--- begin Dataset section ---

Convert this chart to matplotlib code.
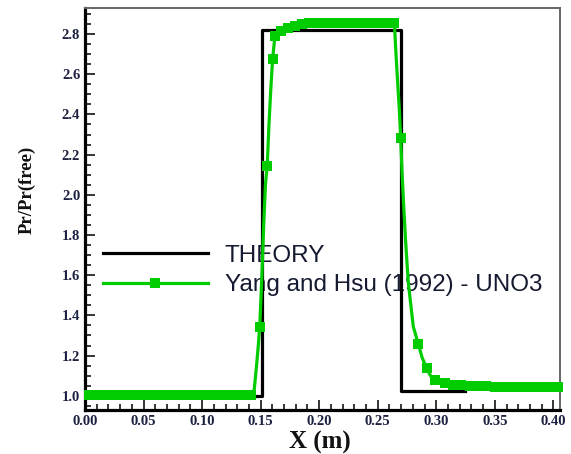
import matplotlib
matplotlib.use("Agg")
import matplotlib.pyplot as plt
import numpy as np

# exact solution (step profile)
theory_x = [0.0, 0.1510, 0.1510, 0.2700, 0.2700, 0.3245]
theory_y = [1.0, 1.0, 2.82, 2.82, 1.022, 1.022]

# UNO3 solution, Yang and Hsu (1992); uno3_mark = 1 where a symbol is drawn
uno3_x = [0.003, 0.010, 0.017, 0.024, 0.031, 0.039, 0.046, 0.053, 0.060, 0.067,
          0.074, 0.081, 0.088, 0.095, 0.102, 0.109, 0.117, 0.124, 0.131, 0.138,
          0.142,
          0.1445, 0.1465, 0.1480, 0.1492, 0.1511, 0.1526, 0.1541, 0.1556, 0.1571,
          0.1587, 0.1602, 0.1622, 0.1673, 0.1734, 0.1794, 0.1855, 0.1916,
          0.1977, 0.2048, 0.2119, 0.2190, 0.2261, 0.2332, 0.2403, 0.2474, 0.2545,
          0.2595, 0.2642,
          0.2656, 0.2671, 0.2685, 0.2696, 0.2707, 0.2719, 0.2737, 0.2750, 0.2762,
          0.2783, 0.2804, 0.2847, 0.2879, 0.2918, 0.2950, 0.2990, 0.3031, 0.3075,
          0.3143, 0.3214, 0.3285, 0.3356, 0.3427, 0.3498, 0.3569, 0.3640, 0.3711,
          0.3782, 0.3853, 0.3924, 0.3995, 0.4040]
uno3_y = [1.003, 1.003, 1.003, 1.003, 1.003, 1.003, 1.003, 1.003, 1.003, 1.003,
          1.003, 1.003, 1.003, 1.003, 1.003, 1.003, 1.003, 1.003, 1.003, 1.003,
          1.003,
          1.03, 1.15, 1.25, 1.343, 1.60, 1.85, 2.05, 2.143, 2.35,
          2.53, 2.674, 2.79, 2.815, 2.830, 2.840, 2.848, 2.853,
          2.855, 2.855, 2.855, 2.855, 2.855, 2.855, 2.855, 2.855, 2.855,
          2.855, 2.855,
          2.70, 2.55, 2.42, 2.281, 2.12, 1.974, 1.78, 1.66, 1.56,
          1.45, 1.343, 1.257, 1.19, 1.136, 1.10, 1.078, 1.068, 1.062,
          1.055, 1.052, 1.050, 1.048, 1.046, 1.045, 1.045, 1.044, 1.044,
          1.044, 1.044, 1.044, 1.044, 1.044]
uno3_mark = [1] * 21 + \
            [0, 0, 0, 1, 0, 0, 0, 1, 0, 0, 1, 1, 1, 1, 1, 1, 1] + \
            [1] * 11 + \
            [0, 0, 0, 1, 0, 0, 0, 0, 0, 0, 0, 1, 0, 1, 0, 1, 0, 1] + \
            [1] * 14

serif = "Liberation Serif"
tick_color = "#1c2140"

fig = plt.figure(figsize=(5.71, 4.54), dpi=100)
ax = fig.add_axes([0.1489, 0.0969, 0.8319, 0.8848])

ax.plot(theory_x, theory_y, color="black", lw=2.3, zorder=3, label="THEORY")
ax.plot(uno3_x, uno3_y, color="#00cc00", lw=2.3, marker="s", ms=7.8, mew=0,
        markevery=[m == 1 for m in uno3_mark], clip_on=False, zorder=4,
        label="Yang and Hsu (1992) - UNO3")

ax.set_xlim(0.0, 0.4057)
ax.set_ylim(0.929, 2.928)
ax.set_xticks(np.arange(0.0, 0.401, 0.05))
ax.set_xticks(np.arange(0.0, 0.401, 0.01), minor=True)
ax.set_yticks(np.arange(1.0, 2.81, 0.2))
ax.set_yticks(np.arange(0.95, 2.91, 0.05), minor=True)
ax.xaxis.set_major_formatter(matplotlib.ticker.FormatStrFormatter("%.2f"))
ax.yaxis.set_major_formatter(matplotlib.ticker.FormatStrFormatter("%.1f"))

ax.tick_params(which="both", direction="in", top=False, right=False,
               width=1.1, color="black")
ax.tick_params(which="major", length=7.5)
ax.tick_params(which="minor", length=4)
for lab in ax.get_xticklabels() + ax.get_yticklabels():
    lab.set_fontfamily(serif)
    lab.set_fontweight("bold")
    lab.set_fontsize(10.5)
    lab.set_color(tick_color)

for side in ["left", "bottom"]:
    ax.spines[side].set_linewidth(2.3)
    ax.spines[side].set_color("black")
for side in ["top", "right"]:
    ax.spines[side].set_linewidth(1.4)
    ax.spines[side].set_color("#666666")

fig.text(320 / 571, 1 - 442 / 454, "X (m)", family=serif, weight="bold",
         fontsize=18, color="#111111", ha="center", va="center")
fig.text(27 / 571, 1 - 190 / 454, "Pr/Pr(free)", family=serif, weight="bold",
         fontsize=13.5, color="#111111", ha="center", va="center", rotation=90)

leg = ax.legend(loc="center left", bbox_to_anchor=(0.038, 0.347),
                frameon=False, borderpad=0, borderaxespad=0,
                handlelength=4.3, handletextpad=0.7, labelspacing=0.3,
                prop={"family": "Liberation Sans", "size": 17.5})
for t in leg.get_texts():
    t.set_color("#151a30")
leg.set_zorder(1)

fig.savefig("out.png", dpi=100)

--- end Dataset section ---

◆ **Challenge**
Restate the data above word for word. Do not include the images.

◆ **Completed task**
Convert this chart to matplotlib code.
import matplotlib
matplotlib.use("Agg")
import matplotlib.pyplot as plt
import numpy as np

# exact solution (step profile)
theory_x = [0.0, 0.1510, 0.1510, 0.2700, 0.2700, 0.3245]
theory_y = [1.0, 1.0, 2.82, 2.82, 1.022, 1.022]

# UNO3 solution, Yang and Hsu (1992); uno3_mark = 1 where a symbol is drawn
uno3_x = [0.003, 0.010, 0.017, 0.024, 0.031, 0.039, 0.046, 0.053, 0.060, 0.067,
          0.074, 0.081, 0.088, 0.095, 0.102, 0.109, 0.117, 0.124, 0.131, 0.138,
          0.142,
          0.1445, 0.1465, 0.1480, 0.1492, 0.1511, 0.1526, 0.1541, 0.1556, 0.1571,
          0.1587, 0.1602, 0.1622, 0.1673, 0.1734, 0.1794, 0.1855, 0.1916,
          0.1977, 0.2048, 0.2119, 0.2190, 0.2261, 0.2332, 0.2403, 0.2474, 0.2545,
          0.2595, 0.2642,
          0.2656, 0.2671, 0.2685, 0.2696, 0.2707, 0.2719, 0.2737, 0.2750, 0.2762,
          0.2783, 0.2804, 0.2847, 0.2879, 0.2918, 0.2950, 0.2990, 0.3031, 0.3075,
          0.3143, 0.3214, 0.3285, 0.3356, 0.3427, 0.3498, 0.3569, 0.3640, 0.3711,
          0.3782, 0.3853, 0.3924, 0.3995, 0.4040]
uno3_y = [1.003, 1.003, 1.003, 1.003, 1.003, 1.003, 1.003, 1.003, 1.003, 1.003,
          1.003, 1.003, 1.003, 1.003, 1.003, 1.003, 1.003, 1.003, 1.003, 1.003,
          1.003,
          1.03, 1.15, 1.25, 1.343, 1.60, 1.85, 2.05, 2.143, 2.35,
          2.53, 2.674, 2.79, 2.815, 2.830, 2.840, 2.848, 2.853,
          2.855, 2.855, 2.855, 2.855, 2.855, 2.855, 2.855, 2.855, 2.855,
          2.855, 2.855,
          2.70, 2.55, 2.42, 2.281, 2.12, 1.974, 1.78, 1.66, 1.56,
          1.45, 1.343, 1.257, 1.19, 1.136, 1.10, 1.078, 1.068, 1.062,
          1.055, 1.052, 1.050, 1.048, 1.046, 1.045, 1.045, 1.044, 1.044,
          1.044, 1.044, 1.044, 1.044, 1.044]
uno3_mark = [1] * 21 + \
            [0, 0, 0, 1, 0, 0, 0, 1, 0, 0, 1, 1, 1, 1, 1, 1, 1] + \
            [1] * 11 + \
            [0, 0, 0, 1, 0, 0, 0, 0, 0, 0, 0, 1, 0, 1, 0, 1, 0, 1] + \
            [1] * 14

serif = "Liberation Serif"
tick_color = "#1c2140"

fig = plt.figure(figsize=(5.71, 4.54), dpi=100)
ax = fig.add_axes([0.1489, 0.0969, 0.8319, 0.8848])

ax.plot(theory_x, theory_y, color="black", lw=2.3, zorder=3, label="THEORY")
ax.plot(uno3_x, uno3_y, color="#00cc00", lw=2.3, marker="s", ms=7.8, mew=0,
        markevery=[m == 1 for m in uno3_mark], clip_on=False, zorder=4,
        label="Yang and Hsu (1992) - UNO3")

ax.set_xlim(0.0, 0.4057)
ax.set_ylim(0.929, 2.928)
ax.set_xticks(np.arange(0.0, 0.401, 0.05))
ax.set_xticks(np.arange(0.0, 0.401, 0.01), minor=True)
ax.set_yticks(np.arange(1.0, 2.81, 0.2))
ax.set_yticks(np.arange(0.95, 2.91, 0.05), minor=True)
ax.xaxis.set_major_formatter(matplotlib.ticker.FormatStrFormatter("%.2f"))
ax.yaxis.set_major_formatter(matplotlib.ticker.FormatStrFormatter("%.1f"))

ax.tick_params(which="both", direction="in", top=False, right=False,
               width=1.1, color="black")
ax.tick_params(which="major", length=7.5)
ax.tick_params(which="minor", length=4)
for lab in ax.get_xticklabels() + ax.get_yticklabels():
    lab.set_fontfamily(serif)
    lab.set_fontweight("bold")
    lab.set_fontsize(10.5)
    lab.set_color(tick_color)

for side in ["left", "bottom"]:
    ax.spines[side].set_linewidth(2.3)
    ax.spines[side].set_color("black")
for side in ["top", "right"]:
    ax.spines[side].set_linewidth(1.4)
    ax.spines[side].set_color("#666666")

fig.text(320 / 571, 1 - 442 / 454, "X (m)", family=serif, weight="bold",
         fontsize=18, color="#111111", ha="center", va="center")
fig.text(27 / 571, 1 - 190 / 454, "Pr/Pr(free)", family=serif, weight="bold",
         fontsize=13.5, color="#111111", ha="center", va="center", rotation=90)

leg = ax.legend(loc="center left", bbox_to_anchor=(0.038, 0.347),
                frameon=False, borderpad=0, borderaxespad=0,
                handlelength=4.3, handletextpad=0.7, labelspacing=0.3,
                prop={"family": "Liberation Sans", "size": 17.5})
for t in leg.get_texts():
    t.set_color("#151a30")
leg.set_zorder(1)

fig.savefig("out.png", dpi=100)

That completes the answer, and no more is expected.